> Task to complete:
All of the data should be repeated exactly; pictures are not part of the copy.

- - -

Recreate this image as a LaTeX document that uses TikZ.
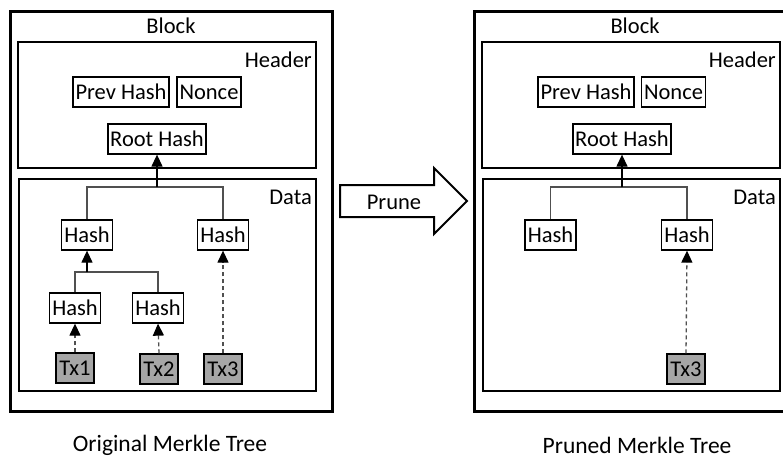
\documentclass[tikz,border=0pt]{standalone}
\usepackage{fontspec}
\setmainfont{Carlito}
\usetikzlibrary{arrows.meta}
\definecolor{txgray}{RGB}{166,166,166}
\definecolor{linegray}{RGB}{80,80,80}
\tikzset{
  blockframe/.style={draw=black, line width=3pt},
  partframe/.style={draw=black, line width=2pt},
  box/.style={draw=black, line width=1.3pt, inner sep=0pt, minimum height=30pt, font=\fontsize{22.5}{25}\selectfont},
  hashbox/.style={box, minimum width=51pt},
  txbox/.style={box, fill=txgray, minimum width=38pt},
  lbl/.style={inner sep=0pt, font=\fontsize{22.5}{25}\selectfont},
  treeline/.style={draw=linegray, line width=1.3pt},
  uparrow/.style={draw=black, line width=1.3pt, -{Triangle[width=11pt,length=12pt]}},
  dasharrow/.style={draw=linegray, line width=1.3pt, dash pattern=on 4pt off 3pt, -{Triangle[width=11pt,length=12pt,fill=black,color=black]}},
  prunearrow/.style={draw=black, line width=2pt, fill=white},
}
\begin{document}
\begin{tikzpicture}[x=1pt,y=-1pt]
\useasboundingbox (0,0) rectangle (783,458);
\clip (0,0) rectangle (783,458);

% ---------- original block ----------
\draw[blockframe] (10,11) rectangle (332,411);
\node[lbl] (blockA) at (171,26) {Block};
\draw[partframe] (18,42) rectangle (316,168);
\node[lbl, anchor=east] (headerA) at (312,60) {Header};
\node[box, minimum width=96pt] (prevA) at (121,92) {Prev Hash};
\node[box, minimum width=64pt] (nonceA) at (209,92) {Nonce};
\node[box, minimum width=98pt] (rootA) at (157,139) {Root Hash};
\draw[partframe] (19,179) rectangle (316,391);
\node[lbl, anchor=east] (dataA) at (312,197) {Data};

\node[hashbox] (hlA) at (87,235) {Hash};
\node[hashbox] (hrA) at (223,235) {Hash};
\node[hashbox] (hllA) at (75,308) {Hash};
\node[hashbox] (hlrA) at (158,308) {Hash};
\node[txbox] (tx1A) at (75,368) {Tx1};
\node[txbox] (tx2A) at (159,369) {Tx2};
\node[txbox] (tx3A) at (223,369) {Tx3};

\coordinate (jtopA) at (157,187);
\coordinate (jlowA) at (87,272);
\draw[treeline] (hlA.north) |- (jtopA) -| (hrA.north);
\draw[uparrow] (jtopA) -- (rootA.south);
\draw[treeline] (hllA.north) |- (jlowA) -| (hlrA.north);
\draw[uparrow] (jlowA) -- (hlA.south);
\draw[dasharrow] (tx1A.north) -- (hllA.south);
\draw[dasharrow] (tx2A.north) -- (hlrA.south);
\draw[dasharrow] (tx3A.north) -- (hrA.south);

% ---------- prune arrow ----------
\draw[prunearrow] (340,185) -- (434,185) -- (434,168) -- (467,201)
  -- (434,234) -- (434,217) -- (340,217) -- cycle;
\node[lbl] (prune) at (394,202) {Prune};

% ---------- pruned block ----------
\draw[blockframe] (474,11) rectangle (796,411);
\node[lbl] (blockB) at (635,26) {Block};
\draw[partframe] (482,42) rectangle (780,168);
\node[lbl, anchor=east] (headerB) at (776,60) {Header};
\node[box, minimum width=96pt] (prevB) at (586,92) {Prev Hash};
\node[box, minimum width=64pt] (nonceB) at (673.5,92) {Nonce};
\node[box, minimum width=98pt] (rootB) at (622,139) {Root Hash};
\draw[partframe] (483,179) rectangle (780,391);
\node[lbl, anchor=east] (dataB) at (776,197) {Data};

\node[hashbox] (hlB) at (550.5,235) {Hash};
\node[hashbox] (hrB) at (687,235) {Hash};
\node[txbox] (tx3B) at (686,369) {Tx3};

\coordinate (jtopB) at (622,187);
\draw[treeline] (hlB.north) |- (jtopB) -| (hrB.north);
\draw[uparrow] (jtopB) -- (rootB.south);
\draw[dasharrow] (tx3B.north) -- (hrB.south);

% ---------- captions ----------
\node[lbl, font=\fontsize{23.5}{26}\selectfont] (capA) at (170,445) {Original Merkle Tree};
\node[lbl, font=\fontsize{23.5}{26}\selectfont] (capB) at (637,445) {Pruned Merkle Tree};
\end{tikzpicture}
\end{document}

- - -

> Final answer:
Recreate this image as a LaTeX document that uses TikZ.
\documentclass[tikz,border=0pt]{standalone}
\usepackage{fontspec}
\setmainfont{Carlito}
\usetikzlibrary{arrows.meta}
\definecolor{txgray}{RGB}{166,166,166}
\definecolor{linegray}{RGB}{80,80,80}
\tikzset{
  blockframe/.style={draw=black, line width=3pt},
  partframe/.style={draw=black, line width=2pt},
  box/.style={draw=black, line width=1.3pt, inner sep=0pt, minimum height=30pt, font=\fontsize{22.5}{25}\selectfont},
  hashbox/.style={box, minimum width=51pt},
  txbox/.style={box, fill=txgray, minimum width=38pt},
  lbl/.style={inner sep=0pt, font=\fontsize{22.5}{25}\selectfont},
  treeline/.style={draw=linegray, line width=1.3pt},
  uparrow/.style={draw=black, line width=1.3pt, -{Triangle[width=11pt,length=12pt]}},
  dasharrow/.style={draw=linegray, line width=1.3pt, dash pattern=on 4pt off 3pt, -{Triangle[width=11pt,length=12pt,fill=black,color=black]}},
  prunearrow/.style={draw=black, line width=2pt, fill=white},
}
\begin{document}
\begin{tikzpicture}[x=1pt,y=-1pt]
\useasboundingbox (0,0) rectangle (783,458);
\clip (0,0) rectangle (783,458);

% ---------- original block ----------
\draw[blockframe] (10,11) rectangle (332,411);
\node[lbl] (blockA) at (171,26) {Block};
\draw[partframe] (18,42) rectangle (316,168);
\node[lbl, anchor=east] (headerA) at (312,60) {Header};
\node[box, minimum width=96pt] (prevA) at (121,92) {Prev Hash};
\node[box, minimum width=64pt] (nonceA) at (209,92) {Nonce};
\node[box, minimum width=98pt] (rootA) at (157,139) {Root Hash};
\draw[partframe] (19,179) rectangle (316,391);
\node[lbl, anchor=east] (dataA) at (312,197) {Data};

\node[hashbox] (hlA) at (87,235) {Hash};
\node[hashbox] (hrA) at (223,235) {Hash};
\node[hashbox] (hllA) at (75,308) {Hash};
\node[hashbox] (hlrA) at (158,308) {Hash};
\node[txbox] (tx1A) at (75,368) {Tx1};
\node[txbox] (tx2A) at (159,369) {Tx2};
\node[txbox] (tx3A) at (223,369) {Tx3};

\coordinate (jtopA) at (157,187);
\coordinate (jlowA) at (87,272);
\draw[treeline] (hlA.north) |- (jtopA) -| (hrA.north);
\draw[uparrow] (jtopA) -- (rootA.south);
\draw[treeline] (hllA.north) |- (jlowA) -| (hlrA.north);
\draw[uparrow] (jlowA) -- (hlA.south);
\draw[dasharrow] (tx1A.north) -- (hllA.south);
\draw[dasharrow] (tx2A.north) -- (hlrA.south);
\draw[dasharrow] (tx3A.north) -- (hrA.south);

% ---------- prune arrow ----------
\draw[prunearrow] (340,185) -- (434,185) -- (434,168) -- (467,201)
  -- (434,234) -- (434,217) -- (340,217) -- cycle;
\node[lbl] (prune) at (394,202) {Prune};

% ---------- pruned block ----------
\draw[blockframe] (474,11) rectangle (796,411);
\node[lbl] (blockB) at (635,26) {Block};
\draw[partframe] (482,42) rectangle (780,168);
\node[lbl, anchor=east] (headerB) at (776,60) {Header};
\node[box, minimum width=96pt] (prevB) at (586,92) {Prev Hash};
\node[box, minimum width=64pt] (nonceB) at (673.5,92) {Nonce};
\node[box, minimum width=98pt] (rootB) at (622,139) {Root Hash};
\draw[partframe] (483,179) rectangle (780,391);
\node[lbl, anchor=east] (dataB) at (776,197) {Data};

\node[hashbox] (hlB) at (550.5,235) {Hash};
\node[hashbox] (hrB) at (687,235) {Hash};
\node[txbox] (tx3B) at (686,369) {Tx3};

\coordinate (jtopB) at (622,187);
\draw[treeline] (hlB.north) |- (jtopB) -| (hrB.north);
\draw[uparrow] (jtopB) -- (rootB.south);
\draw[dasharrow] (tx3B.north) -- (hrB.south);

% ---------- captions ----------
\node[lbl, font=\fontsize{23.5}{26}\selectfont] (capA) at (170,445) {Original Merkle Tree};
\node[lbl, font=\fontsize{23.5}{26}\selectfont] (capB) at (637,445) {Pruned Merkle Tree};
\end{tikzpicture}
\end{document}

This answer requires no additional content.